MATERIAL =>
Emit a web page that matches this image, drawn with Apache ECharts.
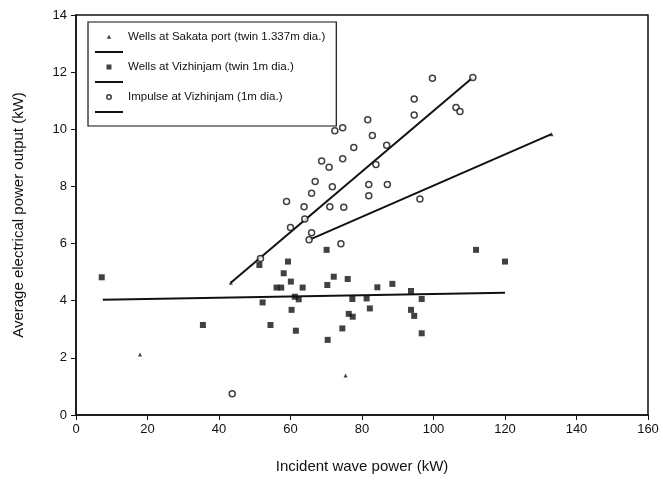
<!DOCTYPE html>
<html>
<head>
<meta charset="utf-8">
<script src="https://cdn.jsdelivr.net/npm/echarts@6/dist/echarts.min.js"></script>
<style>
  html, body { margin: 0; padding: 0; background: #fff; }
  #chart { width: 663px; height: 481px; }
</style>
</head>
<body>
<div id="chart"></div>
<script>
// series names as in the legend
const nameSakata = 'Wells at Sakata port (twin 1.337m dia.)'
const nameWells = 'Wells at Vizhinjam (twin 1m dia.)'
const nameImpulse = 'Impulse at Vizhinjam (1m dia.)'

// [incident wave power kW, electrical power kW]
const sakataPts = [[133, 9.83], [43.3, 4.63], [17.9, 2.12], [75.4, 1.38]]

const wellsPts = [
  [7.2, 4.82], [35.5, 3.15], [51.3, 5.25], [52.2, 3.94], [54.4, 3.15],
  [56.1, 4.46], [57.4, 4.46], [58.1, 4.96], [59.3, 5.37], [60.1, 4.67],
  [63.4, 4.46], [61.2, 4.14], [62.3, 4.05], [60.3, 3.68], [61.5, 2.95],
  [70.1, 5.78], [72.1, 4.84], [70.3, 4.55], [76.0, 4.76], [76.3, 3.54],
  [77.4, 3.44], [74.5, 3.03], [70.4, 2.63], [77.3, 4.06], [81.3, 4.08],
  [82.2, 3.73], [84.3, 4.47], [88.5, 4.59], [93.7, 4.34], [96.7, 4.06],
  [93.7, 3.68], [94.6, 3.47], [96.7, 2.86], [111.9, 5.78], [120.0, 5.37],
]

const impulsePts = [
  [99.7, 11.79], [111.0, 11.81], [94.6, 11.06], [94.6, 10.50], [106.3, 10.76],
  [107.4, 10.62], [81.6, 10.33], [72.4, 9.95], [74.6, 10.05], [82.9, 9.78],
  [77.7, 9.36], [86.9, 9.44], [74.6, 8.97], [68.7, 8.89], [70.8, 8.67],
  [83.9, 8.77], [66.9, 8.17], [71.7, 7.99], [81.9, 8.07], [87.1, 8.07],
  [65.9, 7.76], [81.9, 7.67], [58.9, 7.47], [63.8, 7.29], [71.0, 7.29],
  [74.9, 7.27], [96.2, 7.56], [64.0, 6.86], [60.0, 6.56], [65.9, 6.38],
  [65.2, 6.13], [74.1, 5.99], [51.6, 5.48], [43.7, 0.74],
]

// fitted lines (end points)
const sakataFit = [[65.2, 6.13], [133, 9.83]]
const wellsFit = [[7.5, 4.03], [120, 4.28]]
const impulseFit = [[43.3, 4.63], [111, 11.81]]

const xTicks = [0, 160, 20]  // min, max, step
const yTicks = [0, 14, 2]

const font = '"Liberation Sans", Arial, sans-serif'
const ink = '#111'

// small legend markers centred in a 28x9 box (tiny corner dots fix the box)
const box = 'M0,0L0.01,0L0,0.01Z M28,9L27.99,9L28,8.99Z '
const iconTri = 'path://' + box + 'M14,2.3L16.2,6.2L11.8,6.2Z'
const iconSq = 'path://' + box + 'M11.5,2L16.5,2L16.5,7L11.5,7Z'
const iconRing = 'path://' + box +
  'M17,4.5A3,3 0 1,0 11,4.5A3,3 0 1,0 17,4.5Z M15.5,4.5A1.5,1.5 0 1,1 12.5,4.5A1.5,1.5 0 1,1 15.5,4.5Z'
const iconLine = 'path://' + box + 'M0,3.6L28,3.6L28,5.4L0,5.4Z'

const chart = echarts.init(document.getElementById('chart'), null, { renderer: 'canvas' })

function fitLine(name, data) {
  return {
    name,
    type: 'line',
    data,
    symbol: 'none',
    itemStyle: { color: ink },
    lineStyle: { color: ink, width: 2 },
    z: 3,
    silent: true,
  }
}

const plain = { color: ink, borderWidth: 0 }

chart.setOption({
  animation: false,
  backgroundColor: '#fff',
  textStyle: { fontFamily: font },
  grid: {
    left: 76, right: 15, top: 15, bottom: 66,
    show: true, borderColor: ink, borderWidth: 1.5,
  },
  legend: {
    orient: 'vertical',
    left: 88, top: 22,
    padding: [9, 11, 8, 7],
    itemWidth: 28, itemHeight: 9,
    itemGap: 3,
    borderColor: ink, borderWidth: 1.2,
    backgroundColor: '#fff',
    textStyle: { fontSize: 11.5, lineHeight: 12, color: ink, fontFamily: font },
    data: [
      { name: nameSakata, icon: iconTri, itemStyle: plain },
      { name: 'fitS', icon: iconLine, itemStyle: plain },
      { name: nameWells, icon: iconSq, itemStyle: plain },
      { name: 'fitV', icon: iconLine, itemStyle: plain },
      { name: nameImpulse, icon: iconRing, itemStyle: plain },
      { name: 'fitI', icon: iconLine, itemStyle: plain },
    ],
    formatter: n => (n.startsWith('fit') ? ' ' : n),
    selectedMode: false,
  },
  xAxis: {
    type: 'value',
    min: xTicks[0], max: xTicks[1], interval: xTicks[2],
    name: 'Incident wave power (kW)',
    nameLocation: 'middle',
    nameGap: 44,
    nameTextStyle: { fontSize: 15, color: ink },
    axisLine: { lineStyle: { color: ink, width: 1.5 } },
    axisTick: { length: 5, lineStyle: { color: ink } },
    axisLabel: { fontSize: 13, color: ink, margin: 8 },
    splitLine: { show: false },
  },
  yAxis: {
    type: 'value',
    min: yTicks[0], max: yTicks[1], interval: yTicks[2],
    name: 'Average electrical power output (kW)',
    nameLocation: 'middle',
    nameGap: 50,
    nameRotate: 90,
    nameTextStyle: { fontSize: 15, color: ink },
    axisLine: { lineStyle: { color: ink, width: 1.5 } },
    axisTick: { length: 5, lineStyle: { color: ink } },
    axisLabel: { fontSize: 13, color: ink, margin: 9 },
    splitLine: { show: false },
  },
  series: [
    {
      name: nameSakata,
      type: 'scatter',
      data: sakataPts,
      symbol: 'triangle',
      symbolSize: 4,
      itemStyle: { color: ink },
      z: 4,
    },
    fitLine('fitS', sakataFit),
    {
      name: nameWells,
      type: 'scatter',
      data: wellsPts,
      symbol: 'rect',
      symbolSize: 6,
      itemStyle: { color: ink },
      z: 4,
    },
    fitLine('fitV', wellsFit),
    {
      name: nameImpulse,
      type: 'scatter',
      data: impulsePts,
      symbol: 'circle',
      symbolSize: 6,
      itemStyle: { color: '#fff', borderColor: ink, borderWidth: 1.5 },
      z: 4,
    },
    fitLine('fitI', impulseFit),
  ],
})
</script>
</body>
</html>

WHAT YOU WILL DO => Repeat, word for word and with no pictures, only the lines running from the beginning of the data to the line that contains "2.12], [75.4, 1.38]]".

REPLY TO THE EXERCISE =>
Emit a web page that matches this image, drawn with Apache ECharts.
<!DOCTYPE html>
<html>
<head>
<meta charset="utf-8">
<script src="https://cdn.jsdelivr.net/npm/echarts@6/dist/echarts.min.js"></script>
<style>
  html, body { margin: 0; padding: 0; background: #fff; }
  #chart { width: 663px; height: 481px; }
</style>
</head>
<body>
<div id="chart"></div>
<script>
// series names as in the legend
const nameSakata = 'Wells at Sakata port (twin 1.337m dia.)'
const nameWells = 'Wells at Vizhinjam (twin 1m dia.)'
const nameImpulse = 'Impulse at Vizhinjam (1m dia.)'

// [incident wave power kW, electrical power kW]
const sakataPts = [[133, 9.83], [43.3, 4.63], [17.9, 2.12], [75.4, 1.38]]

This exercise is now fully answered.